If you’re one of the millions of companies worldwide gathering data like a chipmunk gathers nuts, you’re not alone. Big data holds big promise for nearly every industry. And yet, many companies are currently finding themselves with huge pools of data that provide very little actual value. While the term “data lake” conjures up images of beautiful, pristine, life-affirming waters, many lakes have come to resemble swamps: muddy, murky and filled with frightening surprises.
If you’re living the swamp life, please know: All is not lost. New technology—and the right mindset—can help you and your company get back on track. The following are a few tips for cleaning up your data swamp to ensure smooth sailing moving forward.

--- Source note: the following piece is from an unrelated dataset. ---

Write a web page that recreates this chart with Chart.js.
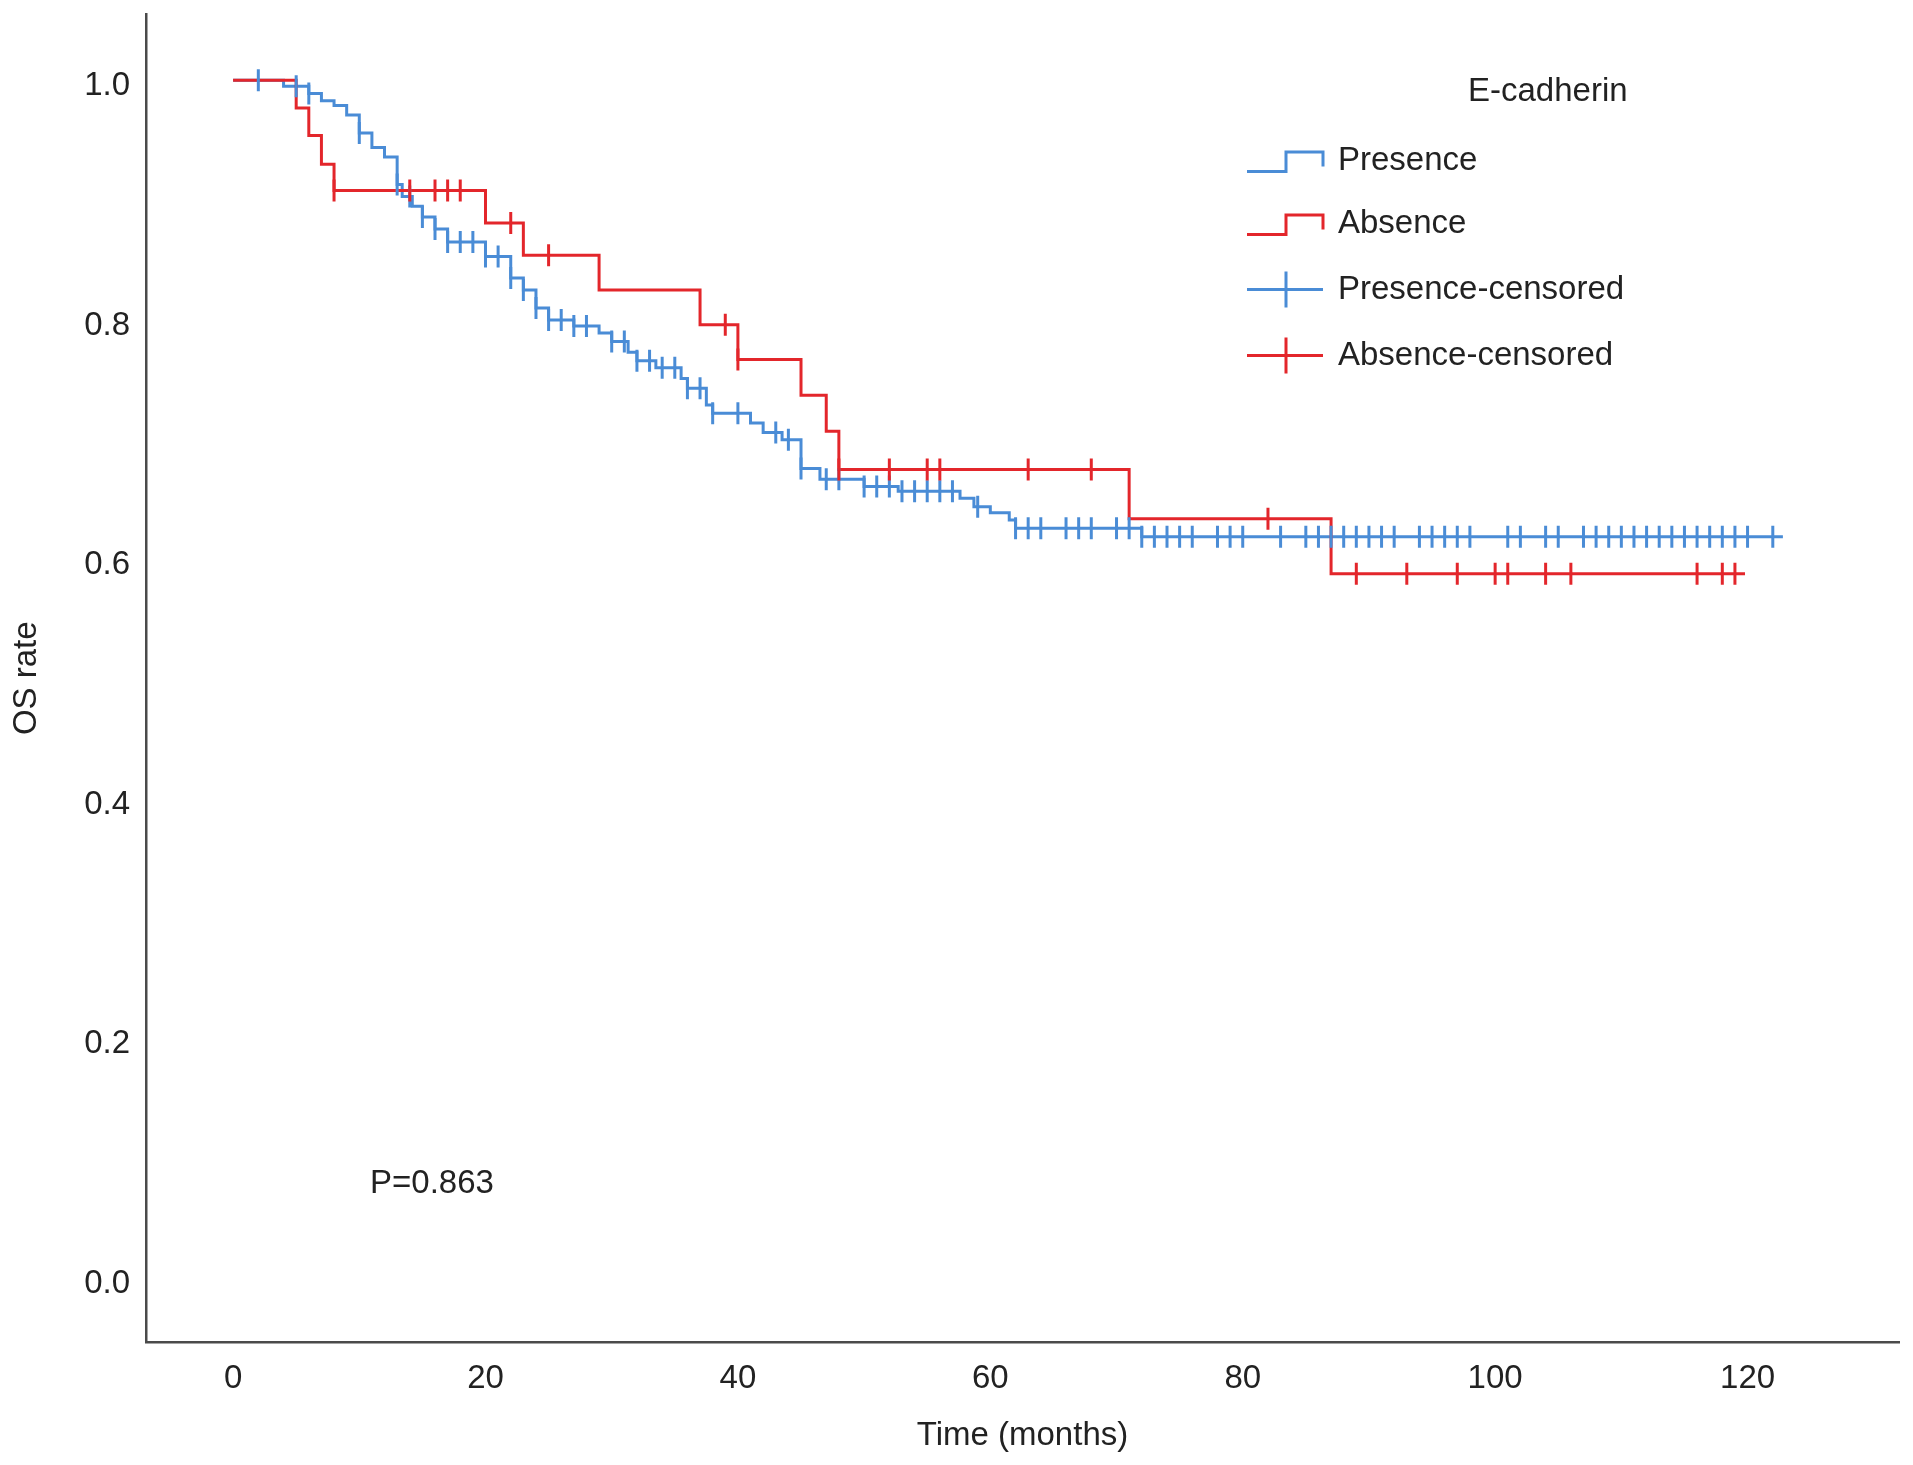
<!DOCTYPE html>
<html>
<head>
<meta charset="utf-8">
<script src="https://cdn.jsdelivr.net/npm/chart.js@4.4.0/dist/chart.umd.min.js"></script>
<style>
html, body { margin: 0; padding: 0; background: #ffffff; }
#wrap { width: 1913px; height: 1465px; position: relative; }
</style>
</head>
<body>
<div id="wrap"><canvas id="c"></canvas></div>
<script>
// ---------- data ----------
const xTickValues = [0, 20, 40, 60, 80, 100, 120];
const yTickValues = [0.0, 0.2, 0.4, 0.6, 0.8, 1.0];

// Presence (blue): times of drops and survival after each drop
const presenceDropTimes = [4, 6, 7, 8, 9, 10, 11, 12, 13, 13.4, 14.2, 15, 16, 17, 20, 22, 23, 24, 25, 27, 29, 30, 31.3, 32, 33.5, 35.5, 36, 37.5, 38, 41, 42, 43.5, 45, 46.5, 50, 52.7, 57.6, 58.7, 60, 61.5, 62, 72];
const presenceSurvival  = [0.995, 0.989, 0.983, 0.979, 0.971, 0.956, 0.944, 0.936, 0.913, 0.903, 0.895, 0.886, 0.876, 0.865, 0.853, 0.835, 0.825, 0.810, 0.800, 0.795, 0.789, 0.782, 0.773, 0.766, 0.760, 0.751, 0.743, 0.729, 0.722, 0.714, 0.706, 0.700, 0.676, 0.667, 0.661, 0.657, 0.651, 0.644, 0.639, 0.633, 0.626, 0.619];
const presenceCensorTimes = [2, 5, 6, 10, 13, 14, 15, 16, 17, 18, 19, 20, 21, 22, 23, 24, 25, 26, 27, 28, 30, 31, 32, 33, 34, 35, 36, 37, 38, 40, 43, 44, 45, 47, 48, 50, 51, 52, 53, 54, 55, 56, 57, 59, 62, 63, 64, 66, 67, 68, 70, 71, 72, 73, 74, 75, 76, 78, 79, 80, 83, 85, 86, 87, 88, 89, 90, 91, 92, 94, 95, 96, 97, 98, 101, 102, 104, 105, 107, 108, 109, 110, 111, 112, 113, 114, 115, 116, 117, 118, 119, 120, 122];
const presenceLastTime = 122.8;

// Absence (red)
const absenceDropTimes = [5, 6, 7, 8, 20, 23, 29, 37, 40, 45, 47, 48, 71, 87];
const absenceSurvival  = [0.977, 0.954, 0.930, 0.908, 0.881, 0.854, 0.825, 0.796, 0.767, 0.737, 0.707, 0.675, 0.634, 0.588];
const absenceCensorTimes = [8, 14, 16, 17, 18, 22, 25, 39, 40, 48, 52, 55, 56, 63, 68, 82, 89, 93, 97, 100, 101, 104, 106, 116, 118, 119];
const absenceLastTime = 119.8;

const seriesNames = ['Presence', 'Absence', 'Presence-censored', 'Absence-censored'];
const legendTitle = 'E-cadherin';
const pValueText = 'P=0.863';
const xAxisTitle = 'Time (months)';
const yAxisTitle = 'OS rate';

// ---------- helpers ----------
const FONT = '"Liberation Sans", Arial, Helvetica, sans-serif';
const BLUE = '#4A8CD6';
const RED = '#E3262B';
const TEXT = '#222222';

function stepPoints(times, surv, last) {
  const pts = [{ x: 0, y: 1 }];
  times.forEach((t, i) => pts.push({ x: t, y: surv[i] }));
  pts.push({ x: last, y: surv[surv.length - 1] });
  return pts;
}
function survivalAt(times, surv, t) {
  let s = 1;
  for (let i = 0; i < times.length; i++) if (times[i] <= t + 1e-9) s = surv[i];
  return s;
}
function censorPoints(censor, times, surv) {
  return censor.map(t => ({ x: t, y: survivalAt(times, surv, t) }));
}

const legendPlugin = {
  id: 'kmLegend',
  afterDatasetsDraw(chart, args, o) {
    const ctx = chart.ctx;
    ctx.save();
    ctx.font = o.fontSize + 'px ' + FONT;
    ctx.fillStyle = TEXT;
    ctx.textBaseline = 'middle';
    ctx.textAlign = 'left';
    ctx.fillText(legendTitle, o.titleX, o.titleY);
    const colors = [BLUE, RED, BLUE, RED];
    seriesNames.forEach((name, i) => {
      const cy = o.rowY[i];
      ctx.strokeStyle = colors[i];
      ctx.lineWidth = 3;
      ctx.lineJoin = 'miter';
      ctx.beginPath();
      if (i < 2) {
        ctx.moveTo(o.iconX1, cy + 11);
        ctx.lineTo(o.iconMid, cy + 11);
        ctx.lineTo(o.iconMid, cy - 8.5);
        ctx.lineTo(o.iconX2, cy - 8.5);
        ctx.lineTo(o.iconX2, cy + 6);
      } else {
        ctx.moveTo(o.iconX1, cy);
        ctx.lineTo(o.iconX2, cy);
        ctx.moveTo(o.iconMid, cy - 18);
        ctx.lineTo(o.iconMid, cy + 18);
      }
      ctx.stroke();
      ctx.fillStyle = TEXT;
      ctx.fillText(name, o.textX, cy);
    });
    ctx.fillText(pValueText, o.pX, o.pY);
    ctx.restore();
  }
};

const ctx = document.getElementById('c');
new Chart(ctx, {
  type: 'scatter',
  data: {
    datasets: [
      {
        label: seriesNames[0],
        data: stepPoints(presenceDropTimes, presenceSurvival, presenceLastTime),
        showLine: true, stepped: 'before', borderColor: BLUE, borderWidth: 3,
        pointRadius: 0, fill: false, order: 4
      },
      {
        label: seriesNames[1],
        data: stepPoints(absenceDropTimes, absenceSurvival, absenceLastTime),
        showLine: true, stepped: 'before', borderColor: RED, borderWidth: 3,
        pointRadius: 0, fill: false, order: 3
      },
      {
        label: seriesNames[2],
        data: censorPoints(presenceCensorTimes, presenceDropTimes, presenceSurvival),
        showLine: false, pointStyle: 'line', rotation: 90, pointRadius: 11,
        borderColor: BLUE, backgroundColor: BLUE, pointBorderWidth: 3, borderWidth: 3, order: 2
      },
      {
        label: seriesNames[3],
        data: censorPoints(absenceCensorTimes, absenceDropTimes, absenceSurvival),
        showLine: false, pointStyle: 'line', rotation: 90, pointRadius: 11,
        borderColor: RED, backgroundColor: RED, pointBorderWidth: 3, borderWidth: 3, order: 1
      }
    ]
  },
  options: {
    responsive: true,
    maintainAspectRatio: false,
    animation: false,
    events: [],
    layout: { padding: { top: 14.5, right: 6, bottom: 0, left: 0 } },
    plugins: {
      legend: { display: false },
      tooltip: { enabled: false },
      kmLegend: {
        fontSize: 33,
        titleX: 1468, titleY: 91.5,
        iconX1: 1247, iconX2: 1323, iconMid: 1286, textX: 1338,
        rowY: [160.5, 223.5, 289.5, 355.5],
        pX: 370, pY: 1184
      }
    },
    scales: {
      x: {
        type: 'linear',
        min: -6.9, max: 132.0,
        afterBuildTicks: s => { s.ticks = xTickValues.map(v => ({ value: v })); },
        afterFit: s => { s.height = 123; s.paddingLeft = 0; s.paddingRight = 0; },
        grid: { display: true, drawOnChartArea: false, drawTicks: false, color: 'rgba(0,0,0,0)' },
        border: { display: true, color: '#4a4a4a', width: 2.5 },
        ticks: { padding: 17, color: TEXT, font: { family: FONT, size: 33 }, maxRotation: 0, autoSkip: false },
        title: { display: true, text: xAxisTitle, color: TEXT, font: { family: FONT, size: 33 }, padding: { top: 0, bottom: 9 } }
      },
      y: {
        type: 'linear',
        min: -0.0534, max: 1.055,
        afterBuildTicks: s => { s.ticks = yTickValues.map(v => ({ value: v })); },
        afterFit: s => { s.width = 146; s.paddingTop = 0; s.paddingBottom = 0; },
        grid: { display: true, drawOnChartArea: false, drawTicks: false, color: 'rgba(0,0,0,0)' },
        border: { display: true, color: '#4a4a4a', width: 2.5 },
        ticks: { padding: 16, labelOffset: 5.5, color: TEXT, font: { family: FONT, size: 33 }, autoSkip: false,
                 callback: v => Number(v).toFixed(1) },
        title: { display: true, text: yAxisTitle, color: TEXT, font: { family: FONT, size: 33 }, padding: { top: 7, bottom: 0 } }
      }
    }
  },
  plugins: [legendPlugin]
});
</script>
</body>
</html>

- Define your data goal. You know what they say: If you don’t know where you’re going, you’ll probably end up somewhere else. One of the most important steps in preventing a data swamp is to establish clear boundaries for the types of information you are trying to gather, and what you want it to do for you. Just because it’s possible to gather 1,000 fields of information about your customer, that doesn’t mean you should do it. It is far too easy to be stuck in a quagmire of data overwhelm. Don’t be a data hoarder. Instead, take the time to clearly define what you want to gain from the data you’re gathering. It will go a long way in helping you keep your data manageable and clean.
- Define ownership. Just as it’s easy to get overwhelmed with the vast amounts of data your company is collecting, it’s equally easy to fall behind on managing it. Because we’re still in the early phases of big data and analytics, many companies still haven’t figured out who is charged with manning their data pools. Many rely on their marketing departments to sort through mounds of reporting, while others source it out to their IT teams (and some haven’t established any manager at all). Whatever avenue your company takes, be sure to be consistent. An unmanned lake will become a swamp quite quickly.
- Make it searchable. The vast amounts of data being generated on a daily basis have far outpaced a human’s ability to sort and manage them. You’ll need to be diligent about assigning metadata to your information to make it useful and readable to your human staff. Yes, it seems redundant to create data describing your data, but metadata is what actually brings your data to life.
- Automate when possible. Technology is here. Use it! Without advancements like cognitive analytics, language processing, artificial intelligence and machine learning, it will be difficult to properly make your data work for you. These technologies will sort through mounds of data to create useful and accurate hypotheses where humans, quite simply, can't. These technologies are designed to work together. Do not be afraid to use them. You’ll need a tech-friendly mindset if you want to keep your data lake flowing.
- Keep it clean. Clean data is essential to your team’s confidence in the data process. Once your team loses faith in your data, it will be hard to get them back on track. Whether it’s messy, inaccurate, or poorly designed, your dirty data is an Achilles Heel you can’t afford to keep. Once you’ve cleaned your data swamp, you must be committed to keeping it that way. Establish clear guidelines on where and how data is collected to prevent “data wildness,” and make sure those standards are consistently honored. Take time to vet sources as “trustworthy,” and take preemptive steps to ensure it stays that way. A little work on the front end will prove hugely valuable when it comes to putting your data to use.
- Get help. Lastly, don’t be afraid to reach for a life ring if you’re drowning in a sea of data. There are plenty of specialty firms and technology available to help you streamline your process. They can create the right algorithms, workarounds and back-fills to help your business flourish, no matter how swampy your lake may have gotten in the past.
At the end of the day, know this: You don’t have to be an expert to benefit from big data. You just need to know when you’re out of your depths. Big data’s promise lies as much in its ease of use and efficiency as it does in its predictive outcomes. The more you tend to it, the more it will help you.